This is a little bit late, but as it is now 2016 I felt like I needed to sit down and actually comprehend what all happened this year. This past year was split between the United States and the Philippines. Perhaps this is true with any full trip around the sun, any time you look at a calendar and 12 months have passed, but a lot of life and a lot of new experiences marked this year especially as very memorable. I could write forever about this year, I won’t. Instead I wrote two rambling, run-on paragraphs. That’ll do.
The U.S. Months
I stood atop Angel’s Landing in Zion NP, fought with snow at the Grand Canyon, drove through Death Valley, stopped at a slammin’ taco truck in Santa Cruz, ran along the mountains in Big Sur, spent New Years in the Bay Area visiting friends, climbed abandoned railway bridges and Mt. Elinor in the Olympics, ran in Forest Park in Portland for the first time, kayaked with my dad in the Long Tom Watershed, finished top ten in two ultramarathons, got my first poems published in literary journals, defended my masters degree and conflict resolution graduate certificate, performed spoken word at my sister’s senior year dance performance, said goodbye to my home of seven years (Missoula), climbed Cha-pa-qn Peak and visited Gold Bug hot springs for the first time, helped organize the Columbia Basin Transboundary Youth Network, finished co-directing the UM Forum for Living with Appropriate Technology, cut off my long hair, finally read Anna Karenina and The Brothers Karamazov (end of grad school reward to self), started eating meat again, applied to the Peace Corps and left for the Philippines six months later.
The Philippines Months
I ate balut (fertilized eggs), made a community garden with a youth group, started getting to know my first ukulele, assessed mangroves and seagrass beds in the field with fisherfolk, swam 40 minutes to an island while battling rain, waves, and jelly fish, spent extended time with two host families in different parts of the Philippines, studied two different languages (Tagalog and Cebuano/Bisaya), danced the kuracha in front of my barangay, swam in bioluminescence for the first time, started playing basketball again, won a fun run and donated the winnings to the Red Cross, joined the province’s ultimate frisbee team and played in my first tournament (Go Biliran Ambush!), helped form fishery councils in most of our coastal barangays, made french toast in a wok, sang Shakira’s Hips Don’t Lie during videoke, snorkeled with sea turtles in one of the top rated reefs in the world, witnessed millions of fish swim in one mass during a sardine run, watched dolphins jump next the boat, made I-don’t-know how many new friends through my Peace Corps family AND through my community in Biliran.

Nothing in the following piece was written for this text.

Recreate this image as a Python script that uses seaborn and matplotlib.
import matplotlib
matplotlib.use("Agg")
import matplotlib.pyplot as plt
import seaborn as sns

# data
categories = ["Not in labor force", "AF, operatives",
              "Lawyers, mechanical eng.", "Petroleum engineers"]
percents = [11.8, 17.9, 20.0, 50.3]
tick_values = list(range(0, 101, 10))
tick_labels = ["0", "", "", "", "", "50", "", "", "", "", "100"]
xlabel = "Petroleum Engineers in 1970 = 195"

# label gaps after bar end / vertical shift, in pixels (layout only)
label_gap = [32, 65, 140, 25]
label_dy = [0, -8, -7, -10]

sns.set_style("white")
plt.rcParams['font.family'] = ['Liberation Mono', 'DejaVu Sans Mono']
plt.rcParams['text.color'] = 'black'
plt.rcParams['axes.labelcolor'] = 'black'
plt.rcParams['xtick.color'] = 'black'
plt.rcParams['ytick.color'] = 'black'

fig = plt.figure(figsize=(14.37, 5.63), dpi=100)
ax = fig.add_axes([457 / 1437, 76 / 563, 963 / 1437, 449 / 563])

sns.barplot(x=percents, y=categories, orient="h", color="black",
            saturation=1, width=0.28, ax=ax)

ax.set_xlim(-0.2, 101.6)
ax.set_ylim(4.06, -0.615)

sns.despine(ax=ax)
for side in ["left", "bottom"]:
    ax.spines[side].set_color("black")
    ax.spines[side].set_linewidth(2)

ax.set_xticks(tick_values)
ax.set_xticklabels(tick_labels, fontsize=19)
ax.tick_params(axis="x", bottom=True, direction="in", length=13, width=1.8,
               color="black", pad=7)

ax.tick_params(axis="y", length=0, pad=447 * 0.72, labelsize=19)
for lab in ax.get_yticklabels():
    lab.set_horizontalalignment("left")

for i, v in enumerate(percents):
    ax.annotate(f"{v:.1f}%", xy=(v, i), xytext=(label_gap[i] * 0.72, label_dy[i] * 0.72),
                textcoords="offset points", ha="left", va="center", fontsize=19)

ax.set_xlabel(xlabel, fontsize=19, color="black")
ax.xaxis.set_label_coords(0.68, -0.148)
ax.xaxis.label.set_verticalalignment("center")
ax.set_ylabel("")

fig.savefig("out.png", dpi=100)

It’s been a year of a lot of new things, with many awkward and self-conscious moments. It’s also been a year of saying goodbye and letting go of things, with a lot of difficult moments. I don’t give myself a lot of slack, but I do think self-examination is an invaluable part of any growing process. I’ve thought about a few things that I’d like to bear (pun?) in mind over the next year (I’m borrowing this idea from a friend). There are no negatives, no “don’ts” and no “no’s”. Just “more” and “keep” because I’d like to move in positive directions, not dwell on negatives. I remember someone telling me that if you think to yourself “don’t miss, don’t miss” you are thinking about missing. So, think in positives, right?
- keep writing poetry
- keep running
- keep trying to collaborate with fisherfolk
- keep writing letters to friends
- keep believing in the PC mission
- keep confronting fears
- more language study
- more ultimate frisbee
- more ukulele
- more cooking
- more smiling
I’d be surprised if anyone made it through all that (thanks Bill and Debra), but at least some of the photos are nice.